James Gransby

Written by: James Gransby

James Gransby


Over three quarters of NHS workers affected in proposed pension contributions shake up

Figures suggest over three quarters of NHS pension scheme members will see their tiered rate of pension contributions increase as part of the changes proposed by the Department of Health and Social Care. Contributions will increase by up to 1.5 per cent in some cases, reducing take home pay. NHS workers will be further squeezed by the 1.25 per cent Health and Social Care Levy, the revenue from which is unlikely to make its way into the pockets of many of these workers.

Generally, only those earning over £47,846 will be protected from the proposed increases, with anyone earning above those levels either seeing their contributions stay the same or reduce   . Those earning over £111,377 would see their contribution drop from 14.5 per cent to 12.5 per cent if the draft proposals go ahead.

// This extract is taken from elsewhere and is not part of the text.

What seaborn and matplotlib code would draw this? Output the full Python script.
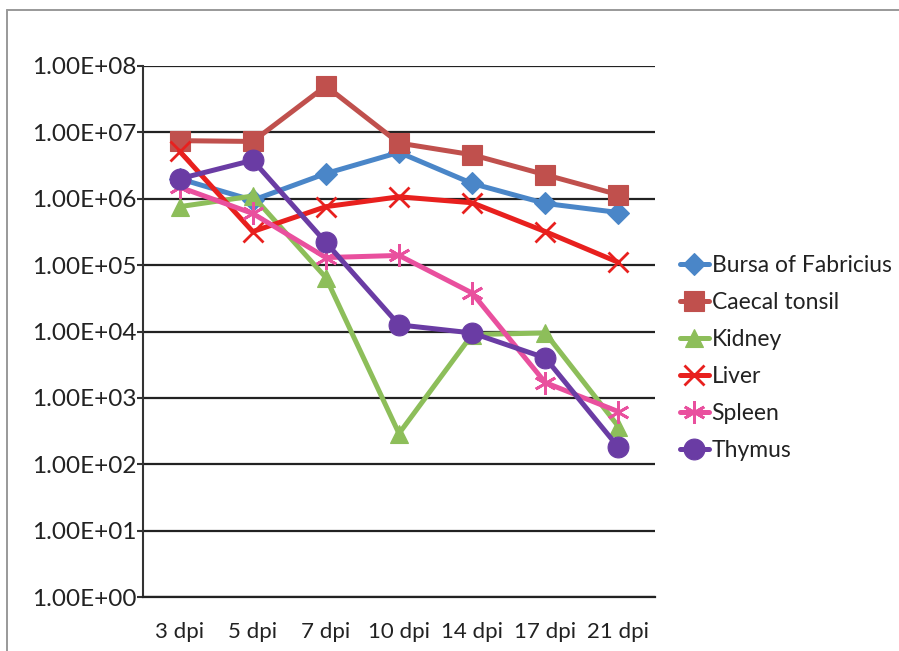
import matplotlib
matplotlib.use("Agg")
import matplotlib.pyplot as plt
import matplotlib.ticker as mticker
from matplotlib.lines import Line2D
import seaborn as sns
import pandas as pd
import numpy as np

days = ["3 dpi", "5 dpi", "7 dpi", "10 dpi", "14 dpi", "17 dpi", "21 dpi"]
bursa = [2.0e6, 9.5e5, 2.4e6, 5.0e6, 1.7e6, 8.5e5, 6.2e5]
caecal = [7.5e6, 7.3e6, 5.0e7, 6.9e6, 4.6e6, 2.3e6, 1.15e6]
kidney = [7.6e5, 1.1e6, 6.5e4, 2.9e2, 9.0e3, 9.5e3, 3.7e2]
liver = [5.2e6, 3.2e5, 7.6e5, 1.07e6, 8.7e5, 3.2e5, 1.1e5]
spleen = [1.5e6, 6.0e5, 1.3e5, 1.4e5, 3.8e4, 1.7e3, 6.2e2]
thymus = [2.0e6, 3.8e6, 2.2e5, 1.26e4, 9.5e3, 4.0e3, 1.8e2]
organs = ["Bursa of Fabricius", "Caecal tonsil", "Kidney", "Liver", "Spleen", "Thymus"]
series = [bursa, caecal, kidney, liver, spleen, thymus]
yticks = [1e0, 1e1, 1e2, 1e3, 1e4, 1e5, 1e6, 1e7, 1e8]

colors = ["#4A86C8", "#C0504D", "#8DBE5A", "#E8201E", "#E9509E", "#6A3CA4"]
markers = ["D", "s", "^", "x", (6, 2, 0), "o"]
msizes = [11, 15, 13, 15, 16, 15]

sns.set_style("white")
plt.rcParams["font.family"] = ["Lato", "DejaVu Sans"]

fig = plt.figure(figsize=(8.99, 6.51), dpi=100)
ax = fig.add_axes([143 / 899, 1 - 597 / 651, (655 - 143) / 899, (597 - 66) / 651])

rows = []
for org, vals in zip(organs, series):
    for i, v in enumerate(vals):
        rows.append({"organ": org, "pos": i, "value": v})
df = pd.DataFrame(rows)

for org, col, mk, ms in zip(organs, colors, markers, msizes):
    sub = df[df["organ"] == org]
    sns.lineplot(data=sub, x="pos", y="value", ax=ax, color=col, lw=3.6,
                 marker=mk, markersize=ms, markeredgecolor=col,
                 markeredgewidth=2.0 if mk in ("x", (6, 2, 0)) else 0.8,
                 label=org, zorder=3)

ax.set_yscale("log")
ax.set_ylim(1e0, 1e8)
ax.set_xlim(-0.5, 6.5)
ax.yaxis.set_major_locator(mticker.FixedLocator(yticks))
ax.yaxis.set_minor_locator(mticker.NullLocator())
ax.yaxis.set_major_formatter(mticker.FuncFormatter(lambda v, p: "%.2E" % v))
ax.set_xticks(range(len(days)))
ax.set_xticklabels(days)
ax.set_xticks(np.arange(-0.5, len(days), 1.0), minor=True)
ax.tick_params(axis="x", which="major", length=0, pad=18, labelsize=16, colors="#222")
ax.tick_params(axis="x", which="minor", length=6, width=1.5, color="#333", direction="out")
ax.tick_params(axis="y", which="major", length=4, width=1.5, color="#333", pad=1,
               labelsize=17.5, labelcolor="#222", direction="out", left=True)
ax.set_xlabel("")
ax.set_ylabel("")

ax.grid(axis="y", color="#222", lw=1.6, zorder=1)
ax.grid(axis="x", visible=False)
for s in ["top", "right"]:
    ax.spines[s].set_visible(False)
ax.spines["left"].set_color("#333")
ax.spines["left"].set_linewidth(1.5)
ax.spines["bottom"].set_color("#222")
ax.spines["bottom"].set_linewidth(1.6)

leg = ax.legend(loc="center left", bbox_to_anchor=(1.03, 0.45), frameon=False,
                fontsize=16.5, handlelength=1.3, handletextpad=0.1, labelspacing=0.7,
                borderaxespad=0)
for t in leg.get_texts():
    t.set_color("#222")

# outer gray frame (top and left)
fig.add_artist(Line2D([7 / 899, 1], [1 - 10 / 651, 1 - 10 / 651], color="#999", lw=1.4,
                      transform=fig.transFigure))
fig.add_artist(Line2D([7 / 899, 7 / 899], [0, 1 - 10 / 651], color="#999", lw=1.4,
                      transform=fig.transFigure))

fig.savefig("out.png", dpi=100)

A key reason for the change in rate for higher earners is that their pension from April 2022 will be on a ‘career averaged’ basis which is often less generous compared to their previous ‘final salary linked’ version.

There could also be further bad news on the horizon in 2024.

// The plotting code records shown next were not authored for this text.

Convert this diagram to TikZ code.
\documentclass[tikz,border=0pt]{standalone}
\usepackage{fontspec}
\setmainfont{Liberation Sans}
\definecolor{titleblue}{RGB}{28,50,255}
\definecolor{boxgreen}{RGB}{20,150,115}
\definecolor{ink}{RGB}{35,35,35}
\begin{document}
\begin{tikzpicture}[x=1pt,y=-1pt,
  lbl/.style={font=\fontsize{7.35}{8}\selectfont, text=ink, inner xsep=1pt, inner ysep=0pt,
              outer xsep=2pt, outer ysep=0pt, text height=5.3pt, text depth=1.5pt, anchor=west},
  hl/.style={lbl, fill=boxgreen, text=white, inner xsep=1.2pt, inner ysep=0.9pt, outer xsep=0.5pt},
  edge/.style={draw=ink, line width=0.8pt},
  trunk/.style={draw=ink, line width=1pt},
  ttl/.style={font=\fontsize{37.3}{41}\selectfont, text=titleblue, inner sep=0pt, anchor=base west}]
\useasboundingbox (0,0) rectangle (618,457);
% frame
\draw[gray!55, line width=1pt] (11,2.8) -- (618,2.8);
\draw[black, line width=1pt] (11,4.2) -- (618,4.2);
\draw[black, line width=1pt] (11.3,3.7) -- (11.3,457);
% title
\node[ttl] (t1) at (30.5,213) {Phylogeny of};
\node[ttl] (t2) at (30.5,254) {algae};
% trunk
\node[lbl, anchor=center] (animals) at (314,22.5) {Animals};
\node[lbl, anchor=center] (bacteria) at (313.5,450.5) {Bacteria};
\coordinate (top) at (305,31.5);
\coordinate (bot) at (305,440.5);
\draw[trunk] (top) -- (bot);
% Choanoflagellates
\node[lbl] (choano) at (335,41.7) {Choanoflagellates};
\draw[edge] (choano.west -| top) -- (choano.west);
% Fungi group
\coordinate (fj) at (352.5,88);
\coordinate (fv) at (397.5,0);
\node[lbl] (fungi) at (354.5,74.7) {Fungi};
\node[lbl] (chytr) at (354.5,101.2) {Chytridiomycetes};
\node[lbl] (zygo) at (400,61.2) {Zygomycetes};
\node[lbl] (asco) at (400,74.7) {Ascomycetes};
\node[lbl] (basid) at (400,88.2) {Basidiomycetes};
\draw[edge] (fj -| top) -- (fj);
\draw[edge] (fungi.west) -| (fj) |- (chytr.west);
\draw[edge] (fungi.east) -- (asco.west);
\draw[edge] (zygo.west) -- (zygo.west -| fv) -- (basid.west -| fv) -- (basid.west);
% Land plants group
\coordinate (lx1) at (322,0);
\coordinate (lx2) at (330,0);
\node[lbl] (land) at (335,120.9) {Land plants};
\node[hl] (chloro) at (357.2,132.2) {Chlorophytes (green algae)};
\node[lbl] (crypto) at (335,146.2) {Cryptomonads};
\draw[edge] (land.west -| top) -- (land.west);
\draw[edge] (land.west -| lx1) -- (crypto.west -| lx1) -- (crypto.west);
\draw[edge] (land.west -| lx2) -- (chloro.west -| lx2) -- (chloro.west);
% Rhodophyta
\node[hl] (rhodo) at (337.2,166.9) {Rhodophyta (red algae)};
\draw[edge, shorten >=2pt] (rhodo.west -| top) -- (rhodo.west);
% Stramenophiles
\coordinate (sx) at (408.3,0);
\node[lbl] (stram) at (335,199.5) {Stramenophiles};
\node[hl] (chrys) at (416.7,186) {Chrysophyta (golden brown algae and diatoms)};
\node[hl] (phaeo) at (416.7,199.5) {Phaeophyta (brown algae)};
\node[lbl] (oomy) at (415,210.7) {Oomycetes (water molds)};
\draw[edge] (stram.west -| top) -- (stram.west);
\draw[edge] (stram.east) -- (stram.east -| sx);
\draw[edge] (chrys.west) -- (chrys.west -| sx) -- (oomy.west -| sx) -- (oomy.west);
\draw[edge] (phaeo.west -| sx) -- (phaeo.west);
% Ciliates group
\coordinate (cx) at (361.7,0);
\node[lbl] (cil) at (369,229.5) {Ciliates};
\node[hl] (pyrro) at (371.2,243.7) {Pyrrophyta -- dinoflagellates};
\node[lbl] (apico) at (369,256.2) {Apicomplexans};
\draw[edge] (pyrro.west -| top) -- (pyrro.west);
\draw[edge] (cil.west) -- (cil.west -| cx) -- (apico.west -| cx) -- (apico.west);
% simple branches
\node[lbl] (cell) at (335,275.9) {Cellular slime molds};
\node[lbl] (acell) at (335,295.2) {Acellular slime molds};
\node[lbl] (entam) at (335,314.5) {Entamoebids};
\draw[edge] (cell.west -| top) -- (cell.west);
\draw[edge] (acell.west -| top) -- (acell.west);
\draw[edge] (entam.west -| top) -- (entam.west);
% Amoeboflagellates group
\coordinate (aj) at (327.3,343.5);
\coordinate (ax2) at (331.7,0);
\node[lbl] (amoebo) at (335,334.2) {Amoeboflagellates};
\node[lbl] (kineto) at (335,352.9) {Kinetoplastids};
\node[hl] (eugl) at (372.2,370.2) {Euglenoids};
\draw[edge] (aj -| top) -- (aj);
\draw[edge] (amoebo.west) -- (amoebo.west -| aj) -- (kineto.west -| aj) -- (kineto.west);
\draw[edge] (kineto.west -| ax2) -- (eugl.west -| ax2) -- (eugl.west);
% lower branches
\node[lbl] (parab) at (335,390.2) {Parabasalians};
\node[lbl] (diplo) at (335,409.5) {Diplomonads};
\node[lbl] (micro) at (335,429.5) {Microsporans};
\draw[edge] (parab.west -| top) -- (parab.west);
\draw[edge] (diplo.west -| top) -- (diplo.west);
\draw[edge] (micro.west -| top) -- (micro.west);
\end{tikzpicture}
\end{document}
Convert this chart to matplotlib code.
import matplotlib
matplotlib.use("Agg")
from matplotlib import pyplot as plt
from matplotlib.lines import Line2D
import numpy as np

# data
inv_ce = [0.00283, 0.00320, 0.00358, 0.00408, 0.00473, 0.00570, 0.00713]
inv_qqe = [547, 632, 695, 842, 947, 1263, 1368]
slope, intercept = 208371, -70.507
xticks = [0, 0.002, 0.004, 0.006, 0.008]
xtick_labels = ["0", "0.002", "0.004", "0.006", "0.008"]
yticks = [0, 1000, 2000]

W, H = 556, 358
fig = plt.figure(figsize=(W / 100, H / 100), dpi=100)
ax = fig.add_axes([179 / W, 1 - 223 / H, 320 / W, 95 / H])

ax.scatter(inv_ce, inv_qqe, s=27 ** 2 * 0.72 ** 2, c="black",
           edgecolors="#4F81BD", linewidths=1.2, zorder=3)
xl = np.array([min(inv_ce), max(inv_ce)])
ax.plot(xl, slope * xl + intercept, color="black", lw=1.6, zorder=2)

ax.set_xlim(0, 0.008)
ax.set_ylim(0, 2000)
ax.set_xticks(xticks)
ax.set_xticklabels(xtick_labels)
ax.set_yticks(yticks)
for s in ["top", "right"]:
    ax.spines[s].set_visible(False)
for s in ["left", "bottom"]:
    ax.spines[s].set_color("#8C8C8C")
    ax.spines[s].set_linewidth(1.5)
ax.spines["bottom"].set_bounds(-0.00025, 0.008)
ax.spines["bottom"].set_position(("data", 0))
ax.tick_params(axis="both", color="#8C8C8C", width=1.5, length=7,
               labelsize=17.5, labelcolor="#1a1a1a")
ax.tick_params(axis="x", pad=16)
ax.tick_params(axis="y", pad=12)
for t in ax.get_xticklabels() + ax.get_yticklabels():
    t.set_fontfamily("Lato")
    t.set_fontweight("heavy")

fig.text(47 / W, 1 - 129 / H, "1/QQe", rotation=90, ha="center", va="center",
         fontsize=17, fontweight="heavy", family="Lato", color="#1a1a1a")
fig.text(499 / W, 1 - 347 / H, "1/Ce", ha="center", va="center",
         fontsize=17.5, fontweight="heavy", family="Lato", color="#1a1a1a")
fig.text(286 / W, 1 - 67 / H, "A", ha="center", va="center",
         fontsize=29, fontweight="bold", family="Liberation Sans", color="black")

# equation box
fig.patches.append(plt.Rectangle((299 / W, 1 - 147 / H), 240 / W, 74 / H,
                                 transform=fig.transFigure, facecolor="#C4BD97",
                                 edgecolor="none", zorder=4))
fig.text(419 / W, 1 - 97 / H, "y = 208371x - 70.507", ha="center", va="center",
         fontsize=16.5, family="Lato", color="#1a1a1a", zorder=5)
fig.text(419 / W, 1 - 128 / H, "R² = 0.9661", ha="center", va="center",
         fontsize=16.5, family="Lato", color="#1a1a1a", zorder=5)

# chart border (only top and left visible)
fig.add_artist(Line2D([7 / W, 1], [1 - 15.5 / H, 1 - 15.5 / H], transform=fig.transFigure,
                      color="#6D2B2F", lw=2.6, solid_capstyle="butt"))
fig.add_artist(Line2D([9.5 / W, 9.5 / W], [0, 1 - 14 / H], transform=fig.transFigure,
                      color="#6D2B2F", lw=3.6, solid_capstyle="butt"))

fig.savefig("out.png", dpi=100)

In July 2020 the Government estimated that removing the unlawful age discrimination highlighted in the McCloud judgment will cost on average around £2.5bn in additional future pension payments for each of the seven years in the 2015 to 2022 remedy period. This equates to approximately £17bn for the whole remedy period across all affected public sector pension schemes. This cost will be factored into the 2020 scheme valuations with employer contribution rates changing from April 2024 to reflect any uplifts required.

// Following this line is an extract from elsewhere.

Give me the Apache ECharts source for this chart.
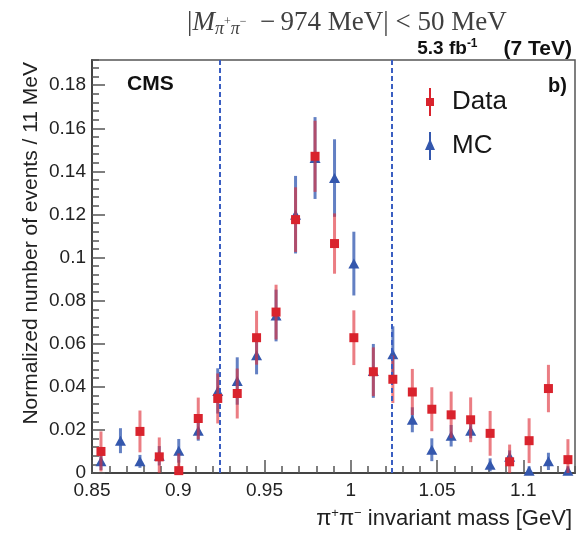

Whilst NHS workers might be shielded from any future changes to employer contributions, one particular group who could see an impact from this would be GP partners who pay the employer contributions for their staff members. In recent years, a previous 6.3 per cent uplift in employer contributions has been paid centrally on their behalf until at least 31 March 2022 in England, but whether this will be the case long term, or for any future increases, is yet to be seen.

There is an urgent need for the Government to provide financial respite for the NHS workforce who have not only been on the front line of the pandemic response, but may also be feeling unfairly hammered financially with a below inflation pay award, increased taxes and these proposed elevated pension contributions.